The troops who died Thursday were the first American service members killed in Afghanistan since February 2020. For the US military, it was a day with more deaths than any other since 2011.

Those deaths were just the kind of military loss Biden has repeatedly said he was trying to avoid by ending America’s 20-year war in the country.

Acting against the advice of his generals and overruling some of his top foreign policy advisers, Biden made the decision in April that he could not ask more American troops —  or their families —  to sacrifice themselves for a war that he no longer believed was in the best interests of the United States or its allies.

The President has said that he did not want to call the parents of another Marine, soldier or airman killed in action in Afghanistan.

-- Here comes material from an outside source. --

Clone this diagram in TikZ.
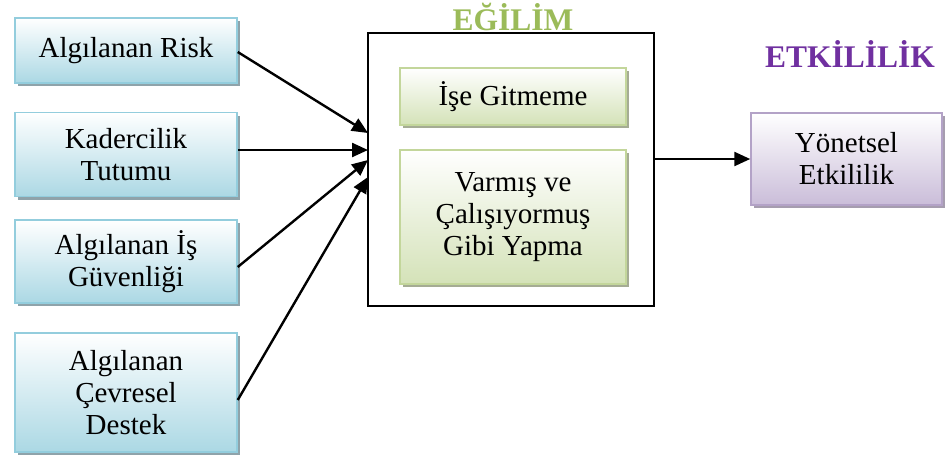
\documentclass[tikz,border=0pt]{standalone}
\usepackage{fontspec}
\setmainfont{Liberation Serif}
\usetikzlibrary{arrows.meta,shadows}

\definecolor{blueedge}{HTML}{93CDDD}
\definecolor{bluefill}{HTML}{ABD8E4}
\definecolor{blueshadow}{HTML}{8FA3AA}
\definecolor{greenedge}{HTML}{C3D69B}
\definecolor{greenfill}{HTML}{D4E2B8}
\definecolor{greenshadow}{HTML}{A5AC94}
\definecolor{purpleedge}{HTML}{B3A2C7}
\definecolor{purplefill}{HTML}{CABDD9}
\definecolor{purpleshadow}{HTML}{A69DAF}
\definecolor{titlegreen}{HTML}{9BBB59}
\definecolor{titlepurple}{HTML}{7030A0}

\tikzset{
  box/.style={rectangle, line width=1.5pt, align=center, inner sep=2pt,
    font=\fontsize{29}{32}\selectfont},
  bluebox/.style={box, draw=blueedge, top color=white, bottom color=bluefill,
    drop shadow={shadow xshift=3pt, shadow yshift=-3pt, fill=blueshadow, opacity=1}},
  greenbox/.style={box, draw=greenedge, top color=white, bottom color=greenfill,
    drop shadow={shadow xshift=3pt, shadow yshift=-3pt, fill=greenshadow, opacity=1}},
  purplebox/.style={box, draw=purpleedge, top color=white, bottom color=purplefill,
    drop shadow={shadow xshift=3pt, shadow yshift=-3pt, fill=purpleshadow, opacity=1}},
  frame/.style={rectangle, draw=black, line width=1.8pt},
  title/.style={font=\fontsize{31.5}{34}\selectfont\bfseries},
  arr/.style={line width=2.4pt, -{Triangle[length=16pt,width=14pt]}}
}

\begin{document}
\begin{tikzpicture}[x=1pt, y=-1pt]
  \useasboundingbox (0,0) rectangle (945,456);

  % input factors
  \node[bluebox, minimum width=222pt, minimum height=65pt] (b1) at (126,50.5) {Algılanan Risk};
  \node[bluebox, minimum width=222pt, minimum height=84pt] (b2) at (126,154.5) {Kadercilik\\Tutumu};
  \node[bluebox, minimum width=222pt, minimum height=83pt] (b3) at (126,261.5) {Algılanan İş\\Güvenliği};
  \node[bluebox, minimum width=222pt, minimum height=119pt] (b4) at (126,392.5) {Algılanan\\Çevresel\\Destek};

  % tendency frame with its two components
  \node[frame, minimum width=286pt, minimum height=273pt] (eg) at (511,169.5) {};
  \node[title, text=titlegreen] (egt) at (513,17) {EĞİLİM};
  \node[greenbox, minimum width=226pt, minimum height=57pt] (g1) at (513,96.5) {İşe Gitmeme};
  \node[greenbox, minimum width=226pt, minimum height=134pt] (g2) at (513,217) {Varmış ve\\Çalışıyormuş\\Gibi Yapma};

  % outcome
  \node[title, text=titlepurple] (ett) at (850,54) {ETKİLİLİK};
  \node[purplebox, minimum width=191pt, minimum height=92pt] (p1) at (846.5,159) {Yönetsel\\Etkililik};

  % arrow targets on the frame's left side
  \coordinate (t1) at (368,133);
  \coordinate (t2) at (368,150);
  \coordinate (t3) at (368,160);
  \coordinate (t4) at (368,177);

  \draw[arr] ([yshift=-1.5pt]b1.east) -- (t1);
  \draw[arr] (b2.east |- t2) -- (t2);
  \draw[arr] ([yshift=-5.5pt]b3.east) -- (t3);
  \draw[arr] ([yshift=-7.5pt]b4.east) -- (t4);
  \draw[arr] (eg.east |- p1.west) -- (p1.west);
\end{tikzpicture}
\end{document}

But the rapid takeover of the country by the Taliban caught the administration off-guard and set in motion a chaotic evacuation in which 6,000 American troops attempted to secure the Kabul airport against the Taliban and terror groups. Earlier this week, Biden rejected calls from lawmakers, activists and other world leaders to extend the American presence at the airport past Aug. 31, citing the potential for terrorist attacks.

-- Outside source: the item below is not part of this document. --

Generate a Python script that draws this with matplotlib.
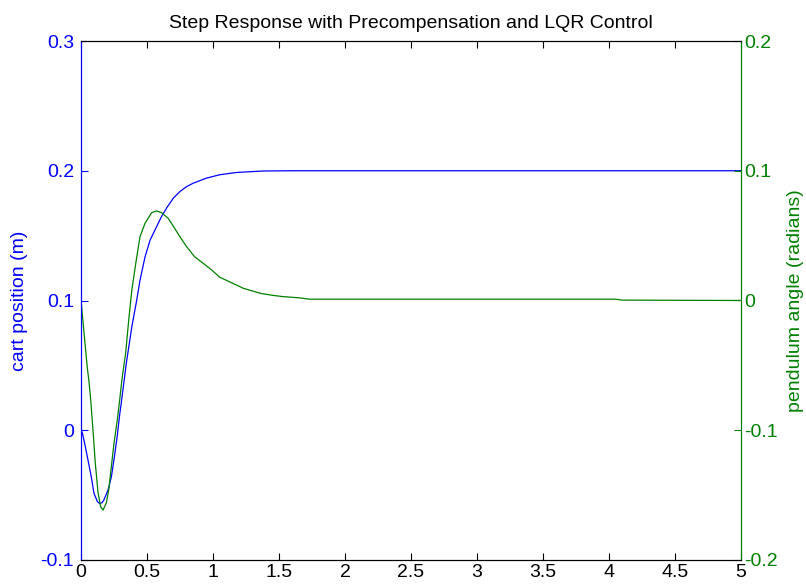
import matplotlib
matplotlib.use("Agg")
import matplotlib.pyplot as plt

# -------------------------------
# DATA
# -------------------------------
t_cart = [0.0, 0.01, 0.028, 0.053, 0.078, 0.098, 0.124, 0.141, 0.16, 0.174,
          0.205, 0.23, 0.255, 0.275, 0.293, 0.305, 0.343, 0.385, 0.422, 0.447,
          0.485, 0.523, 0.573, 0.61, 0.65, 0.70, 0.75, 0.80, 0.85, 0.95, 1.05,
          1.18, 1.38, 1.6, 2.0, 3.0, 4.0, 5.0]
cart_pos = [0.0, -0.002, -0.0103, -0.023, -0.036, -0.0485, -0.055, -0.0565,
            -0.0558, -0.0536, -0.046, -0.036, -0.019, -0.004, 0.012, 0.021,
            0.0514, 0.0797, 0.1002, 0.1156, 0.1336, 0.1464, 0.157, 0.1647,
            0.1715, 0.179, 0.184, 0.1878, 0.1904, 0.1943, 0.1969, 0.1987,
            0.1998, 0.2, 0.2, 0.2, 0.2, 0.2]

t_pend = [0.0, 0.003, 0.015, 0.033, 0.048, 0.061, 0.073, 0.091, 0.108, 0.129,
          0.149, 0.167, 0.192, 0.21, 0.23, 0.25, 0.275, 0.293, 0.31, 0.338,
          0.364, 0.385, 0.417, 0.447, 0.485, 0.535, 0.573, 0.61, 0.66, 0.71,
          0.75, 0.80, 0.86, 0.925, 0.99, 1.05, 1.23, 1.36, 1.45, 1.53, 1.66,
          1.73, 2.5, 3.5, 4.05, 4.1, 5.0]
pend_angle = [0.0, -0.003, -0.016, -0.036, -0.052, -0.063, -0.076, -0.100,
              -0.125, -0.148, -0.159, -0.1615, -0.156, -0.146, -0.128, -0.110,
              -0.092, -0.0767, -0.061, -0.0407, -0.0125, 0.008, 0.030, 0.0492,
              0.0595, 0.0677, 0.069, 0.0677, 0.0634, 0.0556, 0.049, 0.0415,
              0.0338, 0.0287, 0.0235, 0.018, 0.0094, 0.0055, 0.004, 0.003,
              0.002, 0.001, 0.001, 0.001, 0.001, 0.0003, 0.0]

x_ticks = [0, 0.5, 1, 1.5, 2, 2.5, 3, 3.5, 4, 4.5, 5]
x_labels = ["0", "0.5", "1", "1.5", "2", "2.5", "3", "3.5", "4", "4.5", "5"]
left_ticks = [-0.1, 0, 0.1, 0.2, 0.3]
left_labels = ["-0.1", "0", "0.1", "0.2", "0.3"]
right_ticks = [-0.2, -0.1, 0, 0.1, 0.2]
right_labels = ["-0.2", "-0.1", "0", "0.1", "0.2"]

BLUE = "#0000ff"
GREEN = "#008000"
FS = 14

plt.rcParams["font.family"] = ["Liberation Sans", "DejaVu Sans"]
plt.rcParams["font.size"] = FS

fig = plt.figure(figsize=(8.06, 5.88), dpi=100)
ax1 = fig.add_axes([81 / 806, 1 - 560 / 588, 660 / 806, 519 / 588])
ax2 = ax1.twinx()

# -------------------------------
# CURVES
# -------------------------------
ax1.plot(t_cart, cart_pos, color=BLUE, lw=0.9)
ax2.plot(t_pend, pend_angle, color=GREEN, lw=0.9)

ax1.set_xlim(0, 5)
ax1.set_ylim(-0.1, 0.3)
ax2.set_ylim(-0.2, 0.2)

ax1.set_xticks(x_ticks)
ax1.set_xticklabels(x_labels)
ax1.set_yticks(left_ticks)
ax1.set_yticklabels(left_labels)
ax2.set_yticks(right_ticks)
ax2.set_yticklabels(right_labels)

ax1.tick_params(axis="x", direction="in", top=True, length=5, pad=3,
                labelsize=FS, colors="black")
ax1.tick_params(axis="y", direction="in", length=5, pad=5,
                labelsize=FS, colors=BLUE)
ax2.tick_params(axis="y", direction="in", length=5, pad=2,
                labelsize=FS, colors=GREEN)

# spines
for ax in (ax1, ax2):
    ax.spines["top"].set_color("black")
    ax.spines["bottom"].set_color("black")
    ax.spines["left"].set_color(BLUE)
    ax.spines["right"].set_color(GREEN)

ax1.set_ylabel("cart position (m)", color=BLUE, fontsize=FS, labelpad=9)
ax2.set_ylabel("pendulum angle (radians)", color=GREEN, fontsize=FS, labelpad=7)
ax1.set_title("Step Response with Precompensation and LQR Control",
              fontsize=FS, pad=9)

fig.savefig("out.png", dpi=100)
plt.close(fig)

The Pentagon said at least 13 US service members were killed and 15 wounded in the attack near an airport gate on Thursday. Scores of Afghan civilians were killed and wounded.

Two suicide bombers struck a packed crowd outside the Hamid Karzai International Airport in Kabul on Thursday, killing 13 American service members and scores of Afghan civilians, officials said.

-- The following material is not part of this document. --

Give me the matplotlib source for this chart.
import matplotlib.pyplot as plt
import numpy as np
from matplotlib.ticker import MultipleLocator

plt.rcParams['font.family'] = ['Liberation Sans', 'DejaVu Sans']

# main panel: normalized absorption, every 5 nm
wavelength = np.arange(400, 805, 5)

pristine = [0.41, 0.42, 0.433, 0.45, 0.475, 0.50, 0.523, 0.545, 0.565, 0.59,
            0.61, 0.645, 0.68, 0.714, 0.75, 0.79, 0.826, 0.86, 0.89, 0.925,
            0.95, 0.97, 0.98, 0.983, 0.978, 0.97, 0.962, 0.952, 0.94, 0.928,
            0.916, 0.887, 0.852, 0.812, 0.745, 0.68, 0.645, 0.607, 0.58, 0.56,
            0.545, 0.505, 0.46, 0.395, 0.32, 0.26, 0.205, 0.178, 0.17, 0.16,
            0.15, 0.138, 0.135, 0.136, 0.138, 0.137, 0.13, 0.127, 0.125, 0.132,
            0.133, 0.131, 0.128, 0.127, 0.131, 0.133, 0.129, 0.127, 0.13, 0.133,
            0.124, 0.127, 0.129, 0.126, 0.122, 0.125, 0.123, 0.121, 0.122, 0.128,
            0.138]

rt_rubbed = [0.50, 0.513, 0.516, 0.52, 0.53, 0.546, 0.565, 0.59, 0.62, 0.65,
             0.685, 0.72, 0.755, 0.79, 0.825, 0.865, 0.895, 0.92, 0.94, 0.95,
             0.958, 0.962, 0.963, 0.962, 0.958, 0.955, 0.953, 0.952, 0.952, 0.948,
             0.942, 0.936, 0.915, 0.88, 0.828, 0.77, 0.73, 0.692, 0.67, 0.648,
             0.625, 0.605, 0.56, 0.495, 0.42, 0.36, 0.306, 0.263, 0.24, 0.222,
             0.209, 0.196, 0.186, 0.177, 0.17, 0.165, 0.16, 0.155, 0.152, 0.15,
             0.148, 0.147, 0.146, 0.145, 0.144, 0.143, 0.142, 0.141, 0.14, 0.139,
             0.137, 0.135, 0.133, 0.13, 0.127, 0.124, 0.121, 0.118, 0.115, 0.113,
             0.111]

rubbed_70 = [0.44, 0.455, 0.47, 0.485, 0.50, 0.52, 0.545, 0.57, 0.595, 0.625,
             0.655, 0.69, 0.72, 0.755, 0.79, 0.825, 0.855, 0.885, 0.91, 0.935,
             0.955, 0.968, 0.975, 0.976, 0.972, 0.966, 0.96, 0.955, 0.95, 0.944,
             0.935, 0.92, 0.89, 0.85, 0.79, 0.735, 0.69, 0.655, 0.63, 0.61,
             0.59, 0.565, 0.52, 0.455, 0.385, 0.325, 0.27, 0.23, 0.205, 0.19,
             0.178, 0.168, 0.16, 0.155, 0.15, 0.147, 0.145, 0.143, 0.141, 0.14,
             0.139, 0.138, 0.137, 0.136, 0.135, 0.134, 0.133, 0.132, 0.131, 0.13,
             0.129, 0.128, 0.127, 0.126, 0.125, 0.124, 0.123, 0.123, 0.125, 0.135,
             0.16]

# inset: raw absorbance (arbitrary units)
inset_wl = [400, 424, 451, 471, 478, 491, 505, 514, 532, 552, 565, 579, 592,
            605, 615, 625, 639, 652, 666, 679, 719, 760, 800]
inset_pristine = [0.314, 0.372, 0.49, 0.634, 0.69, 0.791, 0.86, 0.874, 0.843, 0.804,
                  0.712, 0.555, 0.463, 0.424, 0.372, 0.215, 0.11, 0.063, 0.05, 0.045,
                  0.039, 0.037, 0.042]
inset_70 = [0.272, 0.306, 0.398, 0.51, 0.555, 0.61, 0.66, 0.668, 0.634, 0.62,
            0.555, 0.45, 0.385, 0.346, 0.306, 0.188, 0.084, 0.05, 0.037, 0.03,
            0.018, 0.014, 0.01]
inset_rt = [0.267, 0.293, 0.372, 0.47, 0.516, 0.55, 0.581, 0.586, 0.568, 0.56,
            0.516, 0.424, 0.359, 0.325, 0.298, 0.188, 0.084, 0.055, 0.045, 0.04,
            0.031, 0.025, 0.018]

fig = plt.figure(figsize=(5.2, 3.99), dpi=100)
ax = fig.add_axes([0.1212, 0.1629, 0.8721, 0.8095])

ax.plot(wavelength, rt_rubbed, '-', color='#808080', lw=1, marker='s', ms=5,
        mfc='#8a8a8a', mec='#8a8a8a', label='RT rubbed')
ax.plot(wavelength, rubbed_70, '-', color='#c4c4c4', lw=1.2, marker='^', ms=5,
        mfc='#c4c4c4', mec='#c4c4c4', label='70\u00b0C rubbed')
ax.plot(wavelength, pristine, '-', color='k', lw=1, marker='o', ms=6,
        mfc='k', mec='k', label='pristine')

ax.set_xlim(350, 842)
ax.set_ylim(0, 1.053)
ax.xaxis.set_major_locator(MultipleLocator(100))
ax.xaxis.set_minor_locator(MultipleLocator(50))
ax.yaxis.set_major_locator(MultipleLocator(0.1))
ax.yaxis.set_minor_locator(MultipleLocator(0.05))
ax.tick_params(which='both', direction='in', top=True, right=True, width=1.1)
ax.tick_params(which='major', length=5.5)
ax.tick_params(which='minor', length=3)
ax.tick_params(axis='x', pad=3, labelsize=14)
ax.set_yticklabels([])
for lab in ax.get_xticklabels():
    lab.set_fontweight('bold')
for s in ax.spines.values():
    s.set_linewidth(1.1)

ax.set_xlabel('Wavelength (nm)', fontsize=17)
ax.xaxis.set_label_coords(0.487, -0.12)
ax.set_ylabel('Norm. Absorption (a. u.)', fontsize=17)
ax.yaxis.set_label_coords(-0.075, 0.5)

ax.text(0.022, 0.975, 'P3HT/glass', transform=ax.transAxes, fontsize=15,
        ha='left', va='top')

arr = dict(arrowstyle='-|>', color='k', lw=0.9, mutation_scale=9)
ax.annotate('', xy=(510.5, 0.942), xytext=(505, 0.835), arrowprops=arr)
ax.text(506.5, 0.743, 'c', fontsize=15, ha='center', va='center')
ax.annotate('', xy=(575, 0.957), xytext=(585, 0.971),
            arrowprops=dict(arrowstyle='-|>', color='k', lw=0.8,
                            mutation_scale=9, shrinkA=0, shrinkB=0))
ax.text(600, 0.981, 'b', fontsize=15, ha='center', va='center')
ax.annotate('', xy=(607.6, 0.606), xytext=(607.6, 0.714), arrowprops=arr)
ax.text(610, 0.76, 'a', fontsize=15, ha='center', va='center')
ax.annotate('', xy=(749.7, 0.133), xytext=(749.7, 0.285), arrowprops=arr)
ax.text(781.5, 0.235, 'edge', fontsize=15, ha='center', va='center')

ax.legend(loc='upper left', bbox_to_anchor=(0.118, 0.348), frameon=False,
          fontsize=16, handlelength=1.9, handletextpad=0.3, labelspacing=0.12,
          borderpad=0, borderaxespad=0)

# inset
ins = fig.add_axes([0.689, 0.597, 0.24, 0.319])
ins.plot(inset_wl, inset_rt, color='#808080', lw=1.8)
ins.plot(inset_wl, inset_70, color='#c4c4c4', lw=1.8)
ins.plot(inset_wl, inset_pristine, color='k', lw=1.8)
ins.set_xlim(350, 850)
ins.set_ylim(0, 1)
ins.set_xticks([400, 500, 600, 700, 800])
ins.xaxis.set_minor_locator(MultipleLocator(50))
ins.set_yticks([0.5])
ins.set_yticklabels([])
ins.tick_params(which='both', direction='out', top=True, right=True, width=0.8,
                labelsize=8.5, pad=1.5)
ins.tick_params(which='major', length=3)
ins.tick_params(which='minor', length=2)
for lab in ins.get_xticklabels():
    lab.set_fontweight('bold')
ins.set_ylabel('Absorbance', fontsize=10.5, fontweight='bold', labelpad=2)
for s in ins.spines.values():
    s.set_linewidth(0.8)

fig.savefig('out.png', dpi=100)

“We have other active threats against the airfield,” General McKenzie told reporters at a news conference in Washington.

The Islamic State released a statement claiming responsibility for the attack.

Biden and other US officials insisted that the carnage and continued danger would not halt the American-led airlift that, after a belated and rocky start, has ferried more than 100,000 people out of Afghanistan in the last two weeks. Many of those were Afghans who had worked with NATO forces and their families, and who feared Taliban reprisals and hoped to start new lives in other parts of the world.